The military has also been assessing whether North Korea indeed launched long-range strategic cruise missiles. On Saturday, the JCS confirmed that North Korea had fired cruise missiles toward the West Sea starting at around 4 a.m. local time, although it did not provide additional details.

Furthermore, the military has been scrutinizing the authenticity of the North Korean state media report from Thursday in which it claimed to have conducted a "tactical nuclear strike drill" targeting major command centers and operational airfields of the South Korean military the previous night.

State media asserted the successful execution of a nuclear strike mission by detonating mock nuclear warheads mounted on short-range ballistic missiles at a predetermined altitude of 400 meters above the target island.

However, the South Korean military's preliminary assessment contradicts North Korea's claims.

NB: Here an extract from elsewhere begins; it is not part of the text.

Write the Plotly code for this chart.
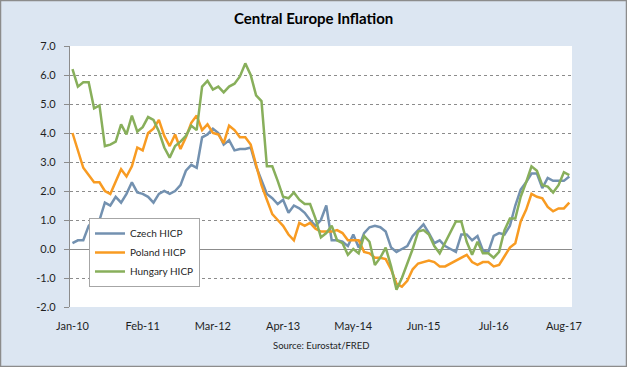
import plotly.graph_objects as go

# ---------------- data (annual HICP inflation, %) Jan-10 .. Sep-17 ----------------
czech_hicp = [
    0.2, 0.3, 0.3, 0.8, 1.0, 1.0, 1.6, 1.5, 1.8, 1.6, 1.9, 2.3,
    1.95, 1.9, 1.8, 1.6, 1.9, 2.0, 1.9, 2.0, 2.2, 2.7, 2.9, 2.8,
    3.85, 3.95, 4.15, 4.0, 3.6, 3.75, 3.4, 3.45, 3.45, 3.5, 2.85, 2.4,
    1.9, 1.75, 1.55, 1.7, 1.25, 1.5, 1.4, 1.25, 1.0, 0.8, 1.0, 1.5,
    0.3, 0.3, 0.25, 0.1, 0.5, 0.05, 0.55, 0.75, 0.8, 0.75, 0.6, 0.05,
    -0.1, 0.0, 0.1, 0.45, 0.65, 0.85, 0.55, 0.2, 0.3, 0.1, 0.0, -0.1,
    0.5, 0.5, 0.3, 0.45, -0.05, -0.1, 0.45, 0.55, 0.5, 0.8, 1.5, 2.05,
    2.3, 2.6, 2.6, 2.1, 2.45, 2.35, 2.35, 2.35, 2.5,
]
poland_hicp = [
    4.0, 3.4, 2.8, 2.55, 2.3, 2.3, 2.0, 1.9, 2.35, 2.75, 2.5, 2.85,
    3.5, 3.4, 4.0, 4.15, 4.45, 3.9, 3.55, 3.95, 3.45, 3.85, 4.35, 4.6,
    4.1, 4.3, 4.0, 3.95, 3.65, 4.25, 4.1, 3.85, 3.85, 3.6, 2.9, 2.2,
    1.7, 1.2, 1.0, 0.8, 0.5, 0.3, 0.9, 0.8, 0.9, 0.7, 0.6, 0.6,
    0.6, 0.65, 0.55, 0.3, 0.3, 0.3, -0.1, -0.15, -0.3, -0.3, -0.35, -0.7,
    -1.2, -1.3, -1.1, -0.7, -0.5, -0.45, -0.4, -0.45, -0.6, -0.6, -0.5, -0.4,
    -0.3, -0.2, -0.45, -0.55, -0.45, -0.45, -0.6, -0.55, -0.25, 0.05, 0.2, 0.95,
    1.35, 1.9, 1.8, 1.75, 1.45, 1.3, 1.4, 1.4, 1.6,
]
hungary_hicp = [
    6.2, 5.6, 5.75, 5.75, 4.85, 4.95, 3.55, 3.6, 3.7, 4.3, 3.95, 4.6,
    4.05, 4.2, 4.55, 4.45, 4.05, 3.5, 3.15, 3.55, 3.7, 3.9, 4.25, 4.1,
    5.6, 5.8, 5.5, 5.6, 5.4, 5.6, 5.7, 5.95, 6.4, 6.0, 5.3, 5.1,
    2.85, 2.85, 2.35, 1.8, 1.75, 1.95, 1.7, 1.55, 1.55, 1.05, 0.4, 0.55,
    0.8, 0.3, 0.2, -0.2, 0.0, -0.15, 0.45, 0.25, -0.55, -0.3, 0.05, -0.6,
    -1.4, -1.0, -0.5, 0.0, 0.6, 0.65, 0.5, 0.1, -0.15, 0.2, 0.6, 0.95,
    0.95, 0.25, -0.2, 0.25, -0.15, -0.15, -0.3, -0.1, 0.65, 1.05, 1.05, 1.8,
    2.3, 2.85, 2.7, 2.2, 2.15, 1.95, 2.2, 2.65, 2.55,
]
month_index = list(range(len(czech_hicp)))  # 0 = Jan-10 ... 92 = Sep-17

x_tick_values = [0, 13, 26, 39, 52, 65, 78, 91]
x_tick_labels = ["Jan-10", "Feb-11", "Mar-12", "Apr-13", "May-14", "Jun-15", "Jul-16", "Aug-17"]
y_tick_values = [-2, -1, 0, 1, 2, 3, 4, 5, 6, 7]
y_tick_labels = ["-2.0", "-1.0", "0.0", "1.0", "2.0", "3.0", "4.0", "5.0", "6.0", "7.0"]

series_names = ["Czech HICP", "Poland HICP", "Hungary HICP"]
series_values = [czech_hicp, poland_hicp, hungary_hicp]
series_colors = ["#7391B0", "#F89B22", "#88AF5B"]

# ---------------- layout constants ----------------
W, H = 627, 367
L, R, T, B = 70, 55, 46, 60
plot_w = W - L - R
plot_h = H - T - B
FONT = "Lato, 'Open Sans', 'DejaVu Sans', sans-serif"
GRID = "#8C8C8C"
TEXT = "#1F1F1F"

fig = go.Figure()
for name, vals, col in zip(series_names, series_values, series_colors):
    fig.add_trace(go.Scatter(
        x=month_index, y=vals, name=name, mode="lines",
        line=dict(color=col, width=2.5),
    ))


def px_x(px):
    return (px - L) / plot_w


def px_y(py):
    return (H - B - py) / plot_h


annotations = [
    dict(
        text="<b>Central Europe Inflation</b>", xref="paper", yref="paper",
        x=px_x(313), y=px_y(18), xanchor="center", yanchor="middle",
        showarrow=False, font=dict(family=FONT, size=15, color="#000000"),
    ),
    dict(
        text="Source: Eurostat/FRED", xref="paper", yref="paper",
        x=px_x(321), y=px_y(345), xanchor="center", yanchor="middle",
        showarrow=False, font=dict(family=FONT, size=9.5, color=TEXT),
    ),
]

fig.update_layout(
    width=W, height=H,
    margin=dict(l=L, r=R, t=T, b=B, pad=0),
    paper_bgcolor="#DCE6F2",
    plot_bgcolor="#FFFFFF",
    xaxis=dict(
        range=[-0.46, 92.5], tickvals=x_tick_values, ticktext=x_tick_labels,
        showgrid=False, zeroline=False, showline=False, ticks="",
        tickfont=dict(family=FONT, size=11, color=TEXT),
        ticklabelstandoff=11,
        fixedrange=True,
    ),
    yaxis=dict(
        range=[-2, 7], tickvals=y_tick_values, ticktext=y_tick_labels,
        showgrid=True, gridcolor=GRID, gridwidth=1, griddash="dot",
        zeroline=True, zerolinecolor=GRID, zerolinewidth=1.2,
        showline=True, linecolor=GRID, linewidth=1.2,
        ticks="outside", ticklen=5, tickcolor=GRID, tickwidth=1,
        tickfont=dict(family=FONT, size=11, color=TEXT),
        ticklabelstandoff=6,
    ),
    legend=dict(
        x=px_x(89), y=px_y(218), xanchor="left", yanchor="top",
        bgcolor="#FFFFFF", bordercolor="#A6A6A6", borderwidth=1,
        font=dict(family=FONT, size=10, color=TEXT),
        tracegroupgap=0,
    ),
    annotations=annotations,
    shapes=[dict(
        type="rect", xref="paper", yref="paper",
        x0=px_x(0.5), x1=px_x(W - 0.5), y0=px_y(H - 0.5), y1=px_y(0.5),
        line=dict(color="#8C8C8C", width=1.5), fillcolor="rgba(0,0,0,0)",
        layer="above",
    )],
    showlegend=True,
)

fig.write_html(
    "out.html",
    config={"displayModeBar": False},
    post_script="document.body.style.margin='0';document.body.style.padding='0';",
)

North Korean state media said the nighttime live-fire exercise on Wednesday was in response to combined aerial drills conducted by South Korea and the US earlier in the day. The US deployed its B-1B Lancer bomber aircraft for the air exercise.

The South Korean military has been investigating the reasons behind North Korea's exaggeration of its recent live-fire drills, which simulated tactical nuclear attacks and were conducted in response to the allies' air exercises.

Internal-oriented state media, primarily targeting North Korean citizens, such as the Rodong Sinmun, an organ of the ruling party, also featured reports on these two exercises.

North Korea's state media outlets that focus on internal audiences do not report every weapons test, as evidenced by their silence on the country's second failed attempt to launch a spy satellite into orbit on Aug. 24.

The South Korean military has evaluated that the North Korean state media's reports on the two recent live-fire drills convey the sense of urgency of the Kim Jong-un regime, The Korea Herald learned during the conversation with the source.